Though he once worked for Ramstad in Washington and as his state field director and though Ramstad will give Paulsen his blessing at the district convention, Paulsen is the first to admit he’s not a Ramstad Republican.

“I’m more conservative than Ramstad,” he said.”I’m more a Tim Pawlenty Republican.”

DFLers have been quick to point out that means Paulsen is a Grover Norquist Republican who has signed the no-new-taxes pledge. Ramstad, of course, was almost universally popular in the 3rd because he was seen as a moderate.

This race between one obscure candidate (Madia) and one who is little known outside of the Twin Cities western suburbs already has become a national race, with money from national interest groups pouring into the district.

There’s good news in that, Paulsen said.

“The good thing is that it’s easy to get people excited,” said Paulsen.”I say, ‘How many opportunities will you have to get involved in one of the five or 10 top races in the country?’ ”

The bad news?

“Outside money and groups coming in,” he said.”There’s already been one of those black-and-white grainy pictures of me. Kelly (his spouse) isn’t too fond of that.”

It works both ways. While Paulsen will be painted by the DFL and other interest groups as a far-right zealot, the Republican Party was portraying Madia as a leftist within moments of his winning endorsement.

In fact, Madia was a Republican up until a couple of years ago (which his DFL endorsement opponent, Terri Bonoff, tried to use against him). And in fact, Paulsen is more than an angry, anti-tax, anti-government Republican. He has a global view. His colleagues at the capitol often chide him by calling him “the member from India” or “the member from China.” He’s traveled to India and China because he believes Minnesota’s economic future depends on building relationships with those nations.

The one time he met his opponent was at a University of Minnesota function about Indian affairs last fall. Madia, who had not yet announced his candidacy, was at the event. (His parents emigrated from India before his birth.) The men shook hands.

In coming months, they will get to know each other much better.

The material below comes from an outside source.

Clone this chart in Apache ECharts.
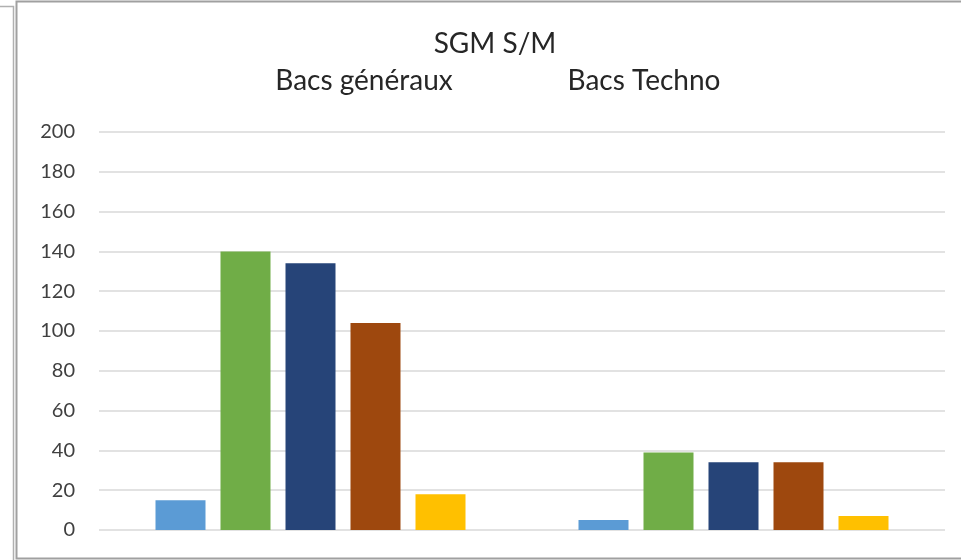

Certainly, they have a lot to talk about because they have fundamentally different views on the major issues of the day.

Though Paulsen is quick to note that he was not in a position to vote for support of the war in Iraq and that “many mistakes were made” in the early stages of the war, he sees that “the skies are clearing” over Iraq. Madia, an Iraqi war vet, doesn’t see clearing skies and says the military presence must be reduced to 10,000 to 20,000 troops within two years.

In regard to the economy, both agree that Washington’s deficit spending is a big part of the problem.

But Paulsen says “it’s a mistake to send out more checks.” Rather, he talks of “long term” solutions to today’s economic woes by coming up with programs of tax incentives and cutting regulations that would open doors to new innovation. No tax increases are needed. Madia opposes “the Bush tax cuts to the rich,” and ties many of the economic woes directly to the costs of the war.

Regarding health care, both talk of the need to cut costs so insurance is more affordable to more people. But Madia isn’t afraid to use such terms as “universal” coverage.

There are other contrasts. Paulsen, in some ways, is a classic Minnesota pol: He’s white, a family man, a Lutheran and he has a traditional political resume. Madia is Indian-American, a bachelor, his parents are Hindu (he’s less religious than they are) and he’s making his first run for elective office.

“The truth is, neither one of us is very well known,” said Paulsen.

Between now and November, that will change.